Exercise instructions:
Your task is to write out the complete listing exactly as it is shown.

────────────────────────────────────────

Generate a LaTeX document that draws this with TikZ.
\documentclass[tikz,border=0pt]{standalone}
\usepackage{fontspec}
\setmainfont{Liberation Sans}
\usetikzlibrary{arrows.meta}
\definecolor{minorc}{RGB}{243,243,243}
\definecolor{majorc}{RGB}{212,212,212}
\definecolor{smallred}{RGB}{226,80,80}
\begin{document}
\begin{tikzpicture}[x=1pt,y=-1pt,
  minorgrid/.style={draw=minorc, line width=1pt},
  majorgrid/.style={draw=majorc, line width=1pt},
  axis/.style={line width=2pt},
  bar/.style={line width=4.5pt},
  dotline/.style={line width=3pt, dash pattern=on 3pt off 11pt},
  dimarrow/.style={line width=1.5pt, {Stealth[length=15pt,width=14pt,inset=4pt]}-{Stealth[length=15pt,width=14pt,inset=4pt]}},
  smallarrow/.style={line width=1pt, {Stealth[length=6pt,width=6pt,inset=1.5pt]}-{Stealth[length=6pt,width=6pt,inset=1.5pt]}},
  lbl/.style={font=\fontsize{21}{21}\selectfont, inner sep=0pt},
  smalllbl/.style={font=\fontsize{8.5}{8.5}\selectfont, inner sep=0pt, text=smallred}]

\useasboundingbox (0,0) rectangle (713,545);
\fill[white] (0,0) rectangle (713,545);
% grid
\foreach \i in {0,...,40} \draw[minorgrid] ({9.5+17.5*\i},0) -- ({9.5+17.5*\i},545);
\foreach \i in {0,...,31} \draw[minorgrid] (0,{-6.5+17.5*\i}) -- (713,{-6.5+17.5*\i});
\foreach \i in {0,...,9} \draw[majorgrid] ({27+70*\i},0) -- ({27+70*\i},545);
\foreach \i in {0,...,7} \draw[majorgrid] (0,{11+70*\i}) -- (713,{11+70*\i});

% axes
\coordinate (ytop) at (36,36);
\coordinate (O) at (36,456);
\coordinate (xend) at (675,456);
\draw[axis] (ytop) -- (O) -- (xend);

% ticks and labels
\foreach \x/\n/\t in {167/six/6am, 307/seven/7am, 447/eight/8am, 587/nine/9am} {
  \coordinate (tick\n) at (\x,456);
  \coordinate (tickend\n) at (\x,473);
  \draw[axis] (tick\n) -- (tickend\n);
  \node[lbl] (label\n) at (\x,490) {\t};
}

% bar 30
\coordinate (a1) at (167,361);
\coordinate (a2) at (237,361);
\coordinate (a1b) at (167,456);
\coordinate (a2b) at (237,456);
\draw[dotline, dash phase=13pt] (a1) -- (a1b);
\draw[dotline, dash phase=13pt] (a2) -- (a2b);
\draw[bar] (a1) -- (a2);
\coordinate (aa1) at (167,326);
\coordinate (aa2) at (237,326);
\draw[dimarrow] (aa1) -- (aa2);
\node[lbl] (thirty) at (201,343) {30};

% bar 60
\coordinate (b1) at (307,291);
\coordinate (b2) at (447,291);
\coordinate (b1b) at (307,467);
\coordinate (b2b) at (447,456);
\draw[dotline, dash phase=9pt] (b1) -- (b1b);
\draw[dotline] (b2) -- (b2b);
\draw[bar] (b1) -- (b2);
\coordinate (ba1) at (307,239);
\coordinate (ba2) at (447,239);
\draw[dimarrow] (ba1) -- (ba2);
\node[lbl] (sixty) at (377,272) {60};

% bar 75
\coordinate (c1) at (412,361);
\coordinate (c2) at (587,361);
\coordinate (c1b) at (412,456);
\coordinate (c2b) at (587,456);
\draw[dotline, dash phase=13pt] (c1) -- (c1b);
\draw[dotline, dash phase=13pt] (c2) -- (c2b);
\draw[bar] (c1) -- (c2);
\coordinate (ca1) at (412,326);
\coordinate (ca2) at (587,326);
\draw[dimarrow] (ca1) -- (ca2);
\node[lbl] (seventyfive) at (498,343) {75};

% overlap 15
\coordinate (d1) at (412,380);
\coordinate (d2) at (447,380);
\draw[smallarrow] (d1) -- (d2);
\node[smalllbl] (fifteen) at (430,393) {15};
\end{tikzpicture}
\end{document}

────────────────────────────────────────

Response below:
Generate a LaTeX document that draws this with TikZ.
\documentclass[tikz,border=0pt]{standalone}
\usepackage{fontspec}
\setmainfont{Liberation Sans}
\usetikzlibrary{arrows.meta}
\definecolor{minorc}{RGB}{243,243,243}
\definecolor{majorc}{RGB}{212,212,212}
\definecolor{smallred}{RGB}{226,80,80}
\begin{document}
\begin{tikzpicture}[x=1pt,y=-1pt,
  minorgrid/.style={draw=minorc, line width=1pt},
  majorgrid/.style={draw=majorc, line width=1pt},
  axis/.style={line width=2pt},
  bar/.style={line width=4.5pt},
  dotline/.style={line width=3pt, dash pattern=on 3pt off 11pt},
  dimarrow/.style={line width=1.5pt, {Stealth[length=15pt,width=14pt,inset=4pt]}-{Stealth[length=15pt,width=14pt,inset=4pt]}},
  smallarrow/.style={line width=1pt, {Stealth[length=6pt,width=6pt,inset=1.5pt]}-{Stealth[length=6pt,width=6pt,inset=1.5pt]}},
  lbl/.style={font=\fontsize{21}{21}\selectfont, inner sep=0pt},
  smalllbl/.style={font=\fontsize{8.5}{8.5}\selectfont, inner sep=0pt, text=smallred}]

\useasboundingbox (0,0) rectangle (713,545);
\fill[white] (0,0) rectangle (713,545);
% grid
\foreach \i in {0,...,40} \draw[minorgrid] ({9.5+17.5*\i},0) -- ({9.5+17.5*\i},545);
\foreach \i in {0,...,31} \draw[minorgrid] (0,{-6.5+17.5*\i}) -- (713,{-6.5+17.5*\i});
\foreach \i in {0,...,9} \draw[majorgrid] ({27+70*\i},0) -- ({27+70*\i},545);
\foreach \i in {0,...,7} \draw[majorgrid] (0,{11+70*\i}) -- (713,{11+70*\i});

% axes
\coordinate (ytop) at (36,36);
\coordinate (O) at (36,456);
\coordinate (xend) at (675,456);
\draw[axis] (ytop) -- (O) -- (xend);

% ticks and labels
\foreach \x/\n/\t in {167/six/6am, 307/seven/7am, 447/eight/8am, 587/nine/9am} {
  \coordinate (tick\n) at (\x,456);
  \coordinate (tickend\n) at (\x,473);
  \draw[axis] (tick\n) -- (tickend\n);
  \node[lbl] (label\n) at (\x,490) {\t};
}

% bar 30
\coordinate (a1) at (167,361);
\coordinate (a2) at (237,361);
\coordinate (a1b) at (167,456);
\coordinate (a2b) at (237,456);
\draw[dotline, dash phase=13pt] (a1) -- (a1b);
\draw[dotline, dash phase=13pt] (a2) -- (a2b);
\draw[bar] (a1) -- (a2);
\coordinate (aa1) at (167,326);
\coordinate (aa2) at (237,326);
\draw[dimarrow] (aa1) -- (aa2);
\node[lbl] (thirty) at (201,343) {30};

% bar 60
\coordinate (b1) at (307,291);
\coordinate (b2) at (447,291);
\coordinate (b1b) at (307,467);
\coordinate (b2b) at (447,456);
\draw[dotline, dash phase=9pt] (b1) -- (b1b);
\draw[dotline] (b2) -- (b2b);
\draw[bar] (b1) -- (b2);
\coordinate (ba1) at (307,239);
\coordinate (ba2) at (447,239);
\draw[dimarrow] (ba1) -- (ba2);
\node[lbl] (sixty) at (377,272) {60};

% bar 75
\coordinate (c1) at (412,361);
\coordinate (c2) at (587,361);
\coordinate (c1b) at (412,456);
\coordinate (c2b) at (587,456);
\draw[dotline, dash phase=13pt] (c1) -- (c1b);
\draw[dotline, dash phase=13pt] (c2) -- (c2b);
\draw[bar] (c1) -- (c2);
\coordinate (ca1) at (412,326);
\coordinate (ca2) at (587,326);
\draw[dimarrow] (ca1) -- (ca2);
\node[lbl] (seventyfive) at (498,343) {75};

% overlap 15
\coordinate (d1) at (412,380);
\coordinate (d2) at (447,380);
\draw[smallarrow] (d1) -- (d2);
\node[smalllbl] (fifteen) at (430,393) {15};
\end{tikzpicture}
\end{document}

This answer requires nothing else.